I think it’s rather telling that belief in Jesus sometimes means people will not believe us. It’s a hard thing to believe. God sent his son into the world to die on a cross in order to free us from original sin and impart the life of grace on the creatures created in his own image and likeness. Yet, Jesus also rose from the dead to show us that, even that most evil act in all of creation, the destruction of human life, cannot terminate a person living the life of grace. In other words, we may die but, if we have faith and live lives of hope filled with God’s love, we may one day be raised with all the faithful in the resurrection of the dead. We may follow him whose resurrection we celebrate today and Jesus is just the first among us, therefore, to share in this resurrection. It makes sense that people don’t believe this, doesn’t it? To most of the world, it seems like nonsense and they don’t believe us, to paraphrase what St. Luke said. But, it doesn’t mean that we shouldn’t believe it or share it with others. Jesus has been raised body and soul and we celebrate it today on this Easter Sunday. 

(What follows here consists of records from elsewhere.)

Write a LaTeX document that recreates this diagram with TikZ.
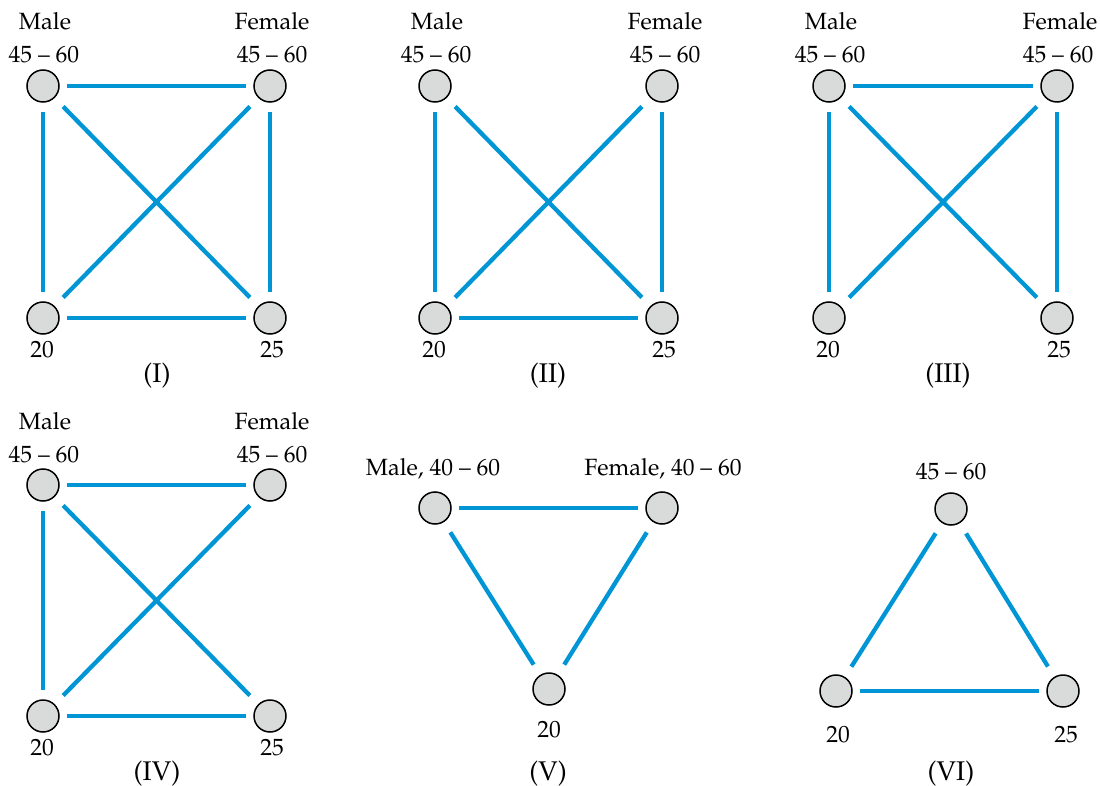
\documentclass[tikz,border=0pt]{standalone}
\usepackage[T1]{fontenc}
\usepackage{mathpazo}
\definecolor{edgeblue}{HTML}{0096D6}
\definecolor{nodegray}{HTML}{D9DADA}
\tikzset{
  vert/.style={circle, draw=black, line width=1.5pt, fill=nodegray, minimum size=32pt, inner sep=0pt},
  lab/.style={anchor=base, inner sep=0pt, font=\fontsize{23.5}{27}\selectfont},
  plab/.style={anchor=base, inner sep=0pt, font=\fontsize{27}{31}\selectfont},
  edge/.style={draw=edgeblue, line width=4.3pt, shorten >=7pt, shorten <=7pt},
  vedge/.style={edge, shorten >=9pt, shorten <=9pt},
  dedge/.style={edge, shorten >=12pt, shorten <=12pt}
}
\begin{document}
\begin{tikzpicture}[x=1pt,y=-1pt]
\useasboundingbox (0,0) rectangle (1100,786);
% ---------- Panel I ----------
\node[vert] (a1) at (43,86) {};
\node[vert] (b1) at (270,86) {};
\node[vert] (c1) at (43,318) {};
\node[vert] (d1) at (270,318) {};
\node[lab] (a1m) at (45,30) {Male};
\node[lab] (a1r) at (44,63) {45 -- 60};
\node[lab] (b1f) at (272,30) {Female};
\node[lab] (b1r) at (272,63) {45 -- 60};
\node[lab] (c1l) at (42,357) {20};
\node[lab] (d1l) at (272,357) {25};
\node[plab] (p1) at (157,382) {(I)};
\draw[edge] (a1) -- (b1);
\draw[edge] (c1) -- (d1);
\draw[vedge] (a1) -- (c1);
\draw[vedge] (b1) -- (d1);
\draw[dedge] (a1) -- (d1);
\draw[dedge] (b1) -- (c1);
% ---------- Panel II ----------
\node[vert] (a2) at (435,86) {};
\node[vert] (b2) at (662,86) {};
\node[vert] (c2) at (435,318) {};
\node[vert] (d2) at (662,318) {};
\node[lab] (a2m) at (437,30) {Male};
\node[lab] (a2r) at (436,63) {45 -- 60};
\node[lab] (b2f) at (665,30) {Female};
\node[lab] (b2r) at (665,63) {45 -- 60};
\node[lab] (c2l) at (434,357) {20};
\node[lab] (d2l) at (664,357) {25};
\node[plab] (p2) at (548,382) {(II)};
\draw[edge] (c2) -- (d2);
\draw[vedge] (a2) -- (c2);
\draw[vedge] (b2) -- (d2);
\draw[dedge] (a2) -- (d2);
\draw[dedge] (b2) -- (c2);
% ---------- Panel III ----------
\node[vert] (a3) at (829,86) {};
\node[vert] (b3) at (1057,86) {};
\node[vert] (c3) at (829,318) {};
\node[vert] (d3) at (1057,318) {};
\node[lab] (a3m) at (831,30) {Male};
\node[lab] (a3r) at (830,63) {45 -- 60};
\node[lab] (b3f) at (1060,30) {Female};
\node[lab] (b3r) at (1058,63) {45 -- 60};
\node[lab] (c3l) at (828,357) {20};
\node[lab] (d3l) at (1059,357) {25};
\node[plab] (p3) at (948,382) {(III)};
\draw[edge] (a3) -- (b3);
\draw[vedge] (a3) -- (c3);
\draw[vedge] (b3) -- (d3);
\draw[dedge] (a3) -- (d3);
\draw[dedge] (b3) -- (c3);
% ---------- Panel IV ----------
\node[vert] (a4) at (43,485) {};
\node[vert] (b4) at (270,485) {};
\node[vert] (c4) at (43,716) {};
\node[vert] (d4) at (270,716) {};
\node[lab] (a4m) at (45,429) {Male};
\node[lab] (a4r) at (44,462) {45 -- 60};
\node[lab] (b4f) at (272,429) {Female};
\node[lab] (b4r) at (272,462) {45 -- 60};
\node[lab] (c4l) at (42,755) {20};
\node[lab] (d4l) at (272,755) {25};
\node[plab] (p4) at (157,780) {(IV)};
\draw[edge] (a4) -- (b4);
\draw[edge] (c4) -- (d4);
\draw[vedge] (a4) -- (c4);
\draw[dedge] (a4) -- (d4);
\draw[dedge] (b4) -- (c4);
% ---------- Panel V ----------
\node[vert] (a5) at (435,508) {};
\node[vert] (b5) at (662,508) {};
\node[vert] (c5) at (549,689) {};
\node[lab] (a5l) at (433,475) {Male, 40 -- 60};
\node[lab] (b5l) at (663,475) {Female, 40 -- 60};
\node[lab] (c5l) at (549,737) {20};
\node[plab] (p5) at (548,780) {(V)};
\draw[edge] (a5) -- (b5);
\draw[dedge] (a5) -- (c5);
\draw[dedge] (b5) -- (c5);
% ---------- Panel VI ----------
\node[vert] (a6) at (951,509) {};
\node[vert] (c6) at (836,691) {};
\node[vert] (d6) at (1063,691) {};
\node[lab] (a6l) at (951,479) {45 -- 60};
\node[lab] (c6l) at (838,742) {20};
\node[lab] (d6l) at (1066,742) {25};
\node[plab] (p6) at (951,780) {(VI)};
\draw[edge] (c6) -- (d6);
\draw[dedge] (a6) -- (c6);
\draw[dedge] (a6) -- (d6);
\end{tikzpicture}
\end{document}
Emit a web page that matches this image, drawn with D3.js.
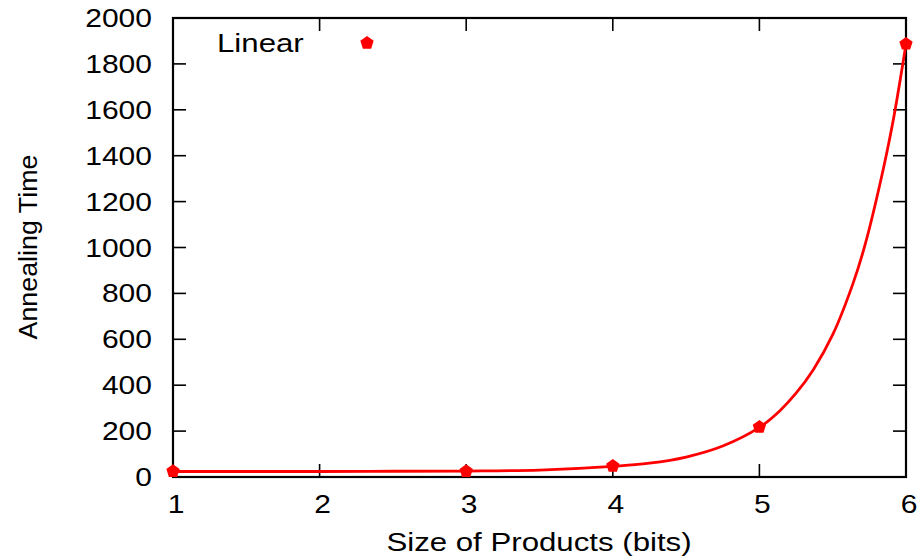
<!DOCTYPE html>
<html>
<head>
<meta charset="utf-8">
<script src="https://cdn.jsdelivr.net/npm/d3@7"></script>
<style>
  body { margin: 0; background: #fff; }
  svg { display: block; font-family: "Liberation Sans", Arial, sans-serif; }
</style>
</head>
<body>
<div id="chart"></div>
<script>
// measured points
const sizes = [1, 3, 4, 5, 6];
const times = [25, 25, 48, 218, 1887];

// fitted curve, values
const fitSizes = [1, 2, 2.5, 3, 3.5, 4, 4.25, 4.5, 4.75, 5, 5.14, 5.25, 5.37, 5.5, 5.64, 5.72, 5.82, 5.91, 6];
const fitTimes = [24, 24, 25, 26, 30, 46, 60, 87, 135, 216, 289, 365, 470, 620, 846, 1010, 1270, 1545, 1887];

const xTicks = [1, 2, 3, 4, 5, 6];
const yTicks = [0, 200, 400, 600, 800, 1000, 1200, 1400, 1600, 1800, 2000];

const svgWidth = 919, svgHeight = 558;
const margin = {top: 18, right: 13, bottom: 81, left: 173};
const width = svgWidth - margin.left - margin.right;
const height = svgHeight - margin.top - margin.bottom;
const red = '#ff0000';
const stretchX = 1.2; // text in the picture is a bit wider than the font

const svg = d3.select('#chart').append('svg')
    .attr('width', svgWidth)
    .attr('height', svgHeight);

const g = svg.append('g').attr('transform', `translate(${margin.left},${margin.top})`);

const xScale = d3.scaleLinear().domain([1, 6]).range([0, width]);
const yScale = d3.scaleLinear().domain([0, 2000]).range([height, 0]);

// widen text horizontally
function stretch(sel) {
    sel.each(function() {
        const len = this.getComputedTextLength();
        d3.select(this)
            .attr('textLength', len * stretchX)
            .attr('lengthAdjust', 'spacingAndGlyphs');
    });
}

// ticks, mirrored on all four sides, pointing inward
const tickLen = 13;
const ticks = g.append('g').attr('class', 'ticks').attr('stroke', '#000').attr('stroke-width', 1.6);
xTicks.forEach(t => {
    const x = xScale(t);
    ticks.append('line').attr('x1', x).attr('x2', x).attr('y1', height).attr('y2', height - tickLen);
    ticks.append('line').attr('x1', x).attr('x2', x).attr('y1', 0).attr('y2', tickLen);
});
yTicks.forEach(t => {
    const y = yScale(t);
    ticks.append('line').attr('x1', 0).attr('x2', tickLen).attr('y1', y).attr('y2', y);
    ticks.append('line').attr('x1', width).attr('x2', width - tickLen).attr('y1', y).attr('y2', y);
});

// tick labels
g.append('g').selectAll('text').data(xTicks).enter().append('text')
    .attr('x', d => xScale(d) + 3)
    .attr('y', height + 36)
    .attr('text-anchor', 'middle')
    .style('font-size', '25px')
    .text(d => d)
    .call(stretch);

g.append('g').selectAll('text').data(yTicks).enter().append('text')
    .attr('x', -21)
    .attr('y', d => yScale(d) + 9)
    .attr('text-anchor', 'end')
    .style('font-size', '25px')
    .text(d => d)
    .call(stretch);

// frame
g.append('rect')
    .attr('width', width).attr('height', height)
    .attr('fill', 'none').attr('stroke', '#000').attr('stroke-width', 2.2);

// fitted curve
const line = d3.line()
    .x((d, i) => xScale(fitSizes[i]))
    .y(d => yScale(d))
    .curve(d3.curveCatmullRom.alpha(0.5));

g.append('path')
    .datum(fitTimes)
    .attr('d', line)
    .attr('fill', 'none')
    .attr('stroke', red)
    .attr('stroke-width', 2.8);

// pentagon marker
function pentagon(r) {
    const pts = d3.range(5).map(i => {
        const a = -Math.PI / 2 + i * 2 * Math.PI / 5;
        return [r * Math.cos(a), r * Math.sin(a)];
    });
    return 'M' + pts.join('L') + 'Z';
}

g.append('g').selectAll('path').data(times).enter().append('path')
    .attr('d', pentagon(7))
    .attr('transform', (d, i) => `translate(${xScale(sizes[i])},${yScale(d)})`)
    .attr('fill', red);

// legend
svg.append('text')
    .attr('x', 217).attr('y', 52)
    .style('font-size', '26px')
    .text('Linear')
    .call(stretch);
svg.append('path')
    .attr('d', pentagon(7))
    .attr('transform', 'translate(367,43)')
    .attr('fill', red);

// axis titles
svg.append('text')
    .attr('x', 539).attr('y', 551)
    .attr('text-anchor', 'middle')
    .style('font-size', '26px')
    .text('Size of Products (bits)')
    .call(stretch);

svg.append('text')
    .attr('transform', 'translate(37,247) rotate(-90)')
    .attr('text-anchor', 'middle')
    .style('font-size', '26px')
    .attr('textLength', 185)
    .attr('lengthAdjust', 'spacingAndGlyphs')
    .text('Annealing Time');
</script>
</body>
</html>
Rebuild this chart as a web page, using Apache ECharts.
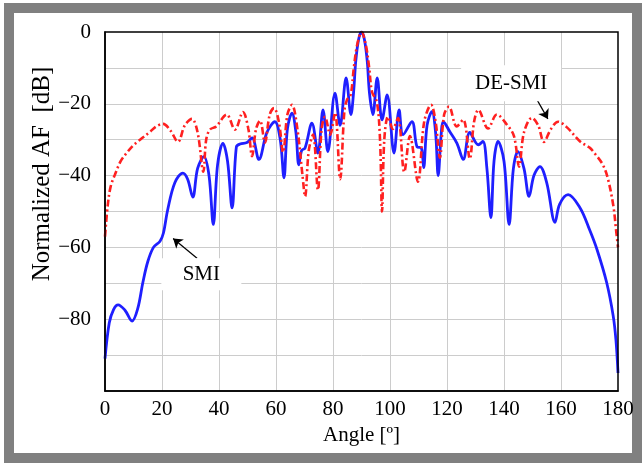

Living a life of faith can often seem unbelievable to other people. Just to give one example: As Christians we are called to look at marriage and family life differently than other people. A husband and wife are called to see their sacramental marriage as a different kind of bond than one that starts up at the State Park or in the court house. Christian marriage is not just based on two people who find pleasure in each other or find a soulmate with whom you always get along. Christian marriage is a union of a man and a woman in God’s love, a unique relationship in that it carries with it the possibility of creativity, of making new life. The goal of sacramental marriage, again unlike secular marriage, is to get your spouse and any children you may have, into heaven by leading lives of holiness on earth. That seems like nonsense to the rest of the world and most people won’t believe you but that is exactly what marriage is meant to be. 

It can be hard to not be believed by others, to base our life on what the rest of the world so often thinks it can disprove. We may have family and friends with whom we will share an Easter meal that we know don’t believe a single word of it. Yet, isn’t that at least part of the Easter message? They didn’t believe Jesus when he invited them to believe he was the messiah, the apostles didn’t believe the women when they said Jesus had been raised. It’s okay if they don’t believe us. They’ve been trying to disprove the truths of Christianity from its very foundation. Our challenge is to keep the faith, to keep believing despite their unbelief, and keep sharing the story in the hopes that even the deepest skeptic will stop believing this is all nonsense and run to the tomb to see the burial cloths of Jesus and believe. 

Alleluia! He is Risen! Alleluia! Amen.